**Set problem:** The listing below should be copied in full, word for word.
##### Dataset content
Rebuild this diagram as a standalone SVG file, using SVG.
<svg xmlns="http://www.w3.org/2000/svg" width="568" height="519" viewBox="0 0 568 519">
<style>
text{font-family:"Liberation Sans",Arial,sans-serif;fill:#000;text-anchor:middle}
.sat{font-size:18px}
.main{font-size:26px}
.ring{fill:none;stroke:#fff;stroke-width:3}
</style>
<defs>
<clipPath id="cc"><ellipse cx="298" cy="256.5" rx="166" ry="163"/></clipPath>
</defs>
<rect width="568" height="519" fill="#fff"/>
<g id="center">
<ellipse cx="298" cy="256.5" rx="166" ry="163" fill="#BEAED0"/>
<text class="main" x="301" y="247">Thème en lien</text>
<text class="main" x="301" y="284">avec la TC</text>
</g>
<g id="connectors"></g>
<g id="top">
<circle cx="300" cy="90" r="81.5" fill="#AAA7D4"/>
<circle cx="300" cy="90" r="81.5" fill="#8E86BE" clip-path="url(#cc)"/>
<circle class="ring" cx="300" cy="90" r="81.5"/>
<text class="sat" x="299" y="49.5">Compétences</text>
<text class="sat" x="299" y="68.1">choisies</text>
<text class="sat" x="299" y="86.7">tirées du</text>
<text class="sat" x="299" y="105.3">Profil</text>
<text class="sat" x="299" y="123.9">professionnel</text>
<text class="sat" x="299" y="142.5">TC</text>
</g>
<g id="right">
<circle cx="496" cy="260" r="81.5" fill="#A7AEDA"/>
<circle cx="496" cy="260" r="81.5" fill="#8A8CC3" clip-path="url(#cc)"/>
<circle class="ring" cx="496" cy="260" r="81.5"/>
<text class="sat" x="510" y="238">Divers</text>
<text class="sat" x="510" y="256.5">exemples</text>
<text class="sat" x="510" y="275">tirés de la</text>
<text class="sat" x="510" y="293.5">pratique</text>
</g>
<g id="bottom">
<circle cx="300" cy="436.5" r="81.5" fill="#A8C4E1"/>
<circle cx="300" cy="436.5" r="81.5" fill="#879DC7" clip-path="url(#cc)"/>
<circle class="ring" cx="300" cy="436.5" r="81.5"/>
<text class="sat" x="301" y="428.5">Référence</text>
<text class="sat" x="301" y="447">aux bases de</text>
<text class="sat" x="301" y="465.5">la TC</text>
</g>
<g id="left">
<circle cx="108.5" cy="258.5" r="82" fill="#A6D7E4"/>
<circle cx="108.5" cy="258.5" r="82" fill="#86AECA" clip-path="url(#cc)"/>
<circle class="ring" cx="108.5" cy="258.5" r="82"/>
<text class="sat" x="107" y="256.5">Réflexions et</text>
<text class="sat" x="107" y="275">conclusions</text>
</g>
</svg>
##########
**Full response:**
Rebuild this diagram as a standalone SVG file, using SVG.
<svg xmlns="http://www.w3.org/2000/svg" width="568" height="519" viewBox="0 0 568 519">
<style>
text{font-family:"Liberation Sans",Arial,sans-serif;fill:#000;text-anchor:middle}
.sat{font-size:18px}
.main{font-size:26px}
.ring{fill:none;stroke:#fff;stroke-width:3}
</style>
<defs>
<clipPath id="cc"><ellipse cx="298" cy="256.5" rx="166" ry="163"/></clipPath>
</defs>
<rect width="568" height="519" fill="#fff"/>
<g id="center">
<ellipse cx="298" cy="256.5" rx="166" ry="163" fill="#BEAED0"/>
<text class="main" x="301" y="247">Thème en lien</text>
<text class="main" x="301" y="284">avec la TC</text>
</g>
<g id="connectors"></g>
<g id="top">
<circle cx="300" cy="90" r="81.5" fill="#AAA7D4"/>
<circle cx="300" cy="90" r="81.5" fill="#8E86BE" clip-path="url(#cc)"/>
<circle class="ring" cx="300" cy="90" r="81.5"/>
<text class="sat" x="299" y="49.5">Compétences</text>
<text class="sat" x="299" y="68.1">choisies</text>
<text class="sat" x="299" y="86.7">tirées du</text>
<text class="sat" x="299" y="105.3">Profil</text>
<text class="sat" x="299" y="123.9">professionnel</text>
<text class="sat" x="299" y="142.5">TC</text>
</g>
<g id="right">
<circle cx="496" cy="260" r="81.5" fill="#A7AEDA"/>
<circle cx="496" cy="260" r="81.5" fill="#8A8CC3" clip-path="url(#cc)"/>
<circle class="ring" cx="496" cy="260" r="81.5"/>
<text class="sat" x="510" y="238">Divers</text>
<text class="sat" x="510" y="256.5">exemples</text>
<text class="sat" x="510" y="275">tirés de la</text>
<text class="sat" x="510" y="293.5">pratique</text>
</g>
<g id="bottom">
<circle cx="300" cy="436.5" r="81.5" fill="#A8C4E1"/>
<circle cx="300" cy="436.5" r="81.5" fill="#879DC7" clip-path="url(#cc)"/>
<circle class="ring" cx="300" cy="436.5" r="81.5"/>
<text class="sat" x="301" y="428.5">Référence</text>
<text class="sat" x="301" y="447">aux bases de</text>
<text class="sat" x="301" y="465.5">la TC</text>
</g>
<g id="left">
<circle cx="108.5" cy="258.5" r="82" fill="#A6D7E4"/>
<circle cx="108.5" cy="258.5" r="82" fill="#86AECA" clip-path="url(#cc)"/>
<circle class="ring" cx="108.5" cy="258.5" r="82"/>
<text class="sat" x="107" y="256.5">Réflexions et</text>
<text class="sat" x="107" y="275">conclusions</text>
</g>
</svg>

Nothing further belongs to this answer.